Depuis le cadre supérieur, qui se définit par l’importance capitale de sa mission professionnelle, jusqu’à l’artiste underground orientant sa démarche en opposition systématique aux grandes lignes de la société ( l’anti-ceci ou l’anti-cela – qualificatif traditionnel utilisé par les magazines branchouilles – Technikart en tête – pour définir les artistes “incontournables”), en passant par l’océan des professionnels de la société du spectacle (population qui a explosé durant ces 20 dernières années comme l’explique fort bien Pierre Michel Menger dans son ouvrage) on retrouve ce même soucis d’une occupation professionnelle remarquable.

Cela bien entendu pour s’affirmer à la face du monde libre en tant qu’individu remarquable. Et aussi comme une tentative de rejoindre, ou tout au moins approcher, cette élite avec laquelle on entretient une relation violemment ambivalente, justement identifiée par Jacques Attali : (…) la jalousie qu’inspire cette élite que l’on veut à la fois décapiter et infiltrer.

(Tentative vouée à l’échec en raison a) l’hyper-concentration des pouvoirs de la société du spectacle.fr dans quelques quartiers parisiens et b) de la sur-représentation des mêmes classes sociales dans l’antichambre des élites (classe prépa/hautes écoles) mais il s’agit déjà ici d’un tout autre débat).

Generation me, myself and I

Mon sentiment : inscrire son identité dans un positionnement social plutôt que dans un enracinement culturel, pacifié et naturel  me semble une approche malsaine et anxiogène. J’ai déjà évoqué cette étrange relation que l’on entretient avec le rôle de la nationalité dans l’identité – (en italique pour ne pas être suspecté de projeter l’invasion de la Pologne).

Un paradoxe sublime : notre goût.fr prononcé pour la culture populaire anglaise (musique, vêtements, football, etc…). Une culture enracinée dans la fierté working class, une culture de l’appartenance, du Nous prévalant sur le Je. Une culture, que dans un de ces tours de passe-passe sociétal dont nous avons le secret, nous nous approprions comme attribut social différentiateur. Quiconque a déjà vu cet air méprisant dans le regard d’une jolie parisienne arborant un t-Shirt de The Smiths sait de quoi je parle.

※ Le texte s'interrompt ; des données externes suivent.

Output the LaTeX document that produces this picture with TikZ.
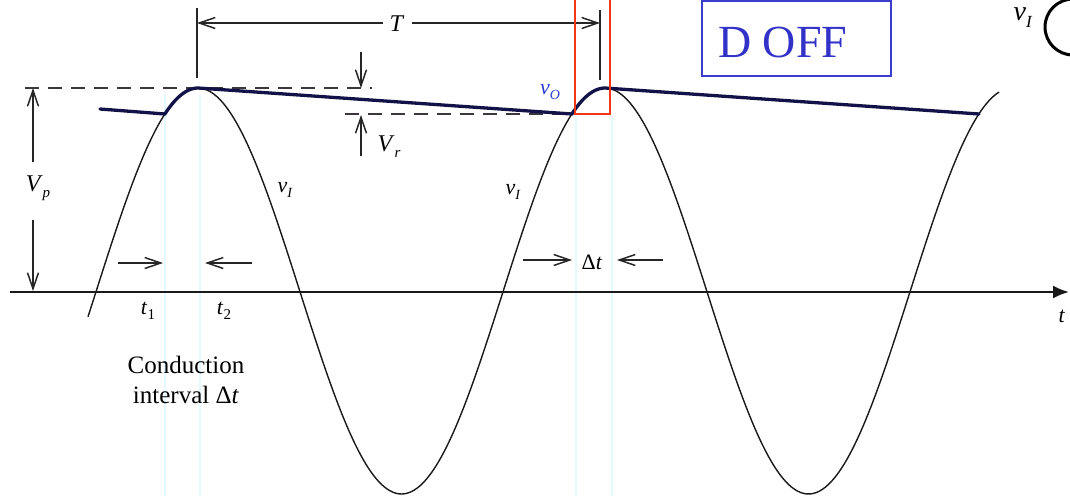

Dans Generation Me, Jean Twenge explique comment les valeurs inculquées à leurs enfants par les baby boomers révolutionnaires (être en phase avec ce que l’on désire, ses propres croyances et ce que l’on veut être) a eu comme conséquence directe un individualisme forcené de ces derniers. L’aptitude révolutionnaire particulièrement développée des baby-boomers.fr semblant avoir décuplé l’individualisme produit.

Auto-enivré par notre égo surdimensionné, nous nous désolidarisons de nos racines, nous craignons plus que tout d’être absorbé par la masse ; nous détournons la culture populaire pour se l’approprier comme attribut différentiateur dans l’espoir d’infiltrer l’élite : ne demeure que notre misérable orgueil professionnel pour y accrocher un semblant d’identité. Un bien triste sort.

2 Comments

  1. Lu chez Grunberg et Laïdi : il s’agit d’un autre héritage des Lumières, le principe d’émancipation. Principe qui consiste à arracher les individus à leurs traditions et leurs cultures pour les émanciper, c’est à dire les libérer.

    Je suis plutôt d’accord avec le principe d’émancipation envers les traditions (ennemis jurés du changement). Je suis beaucoup plus circonspect pour ce qui touche à la culture.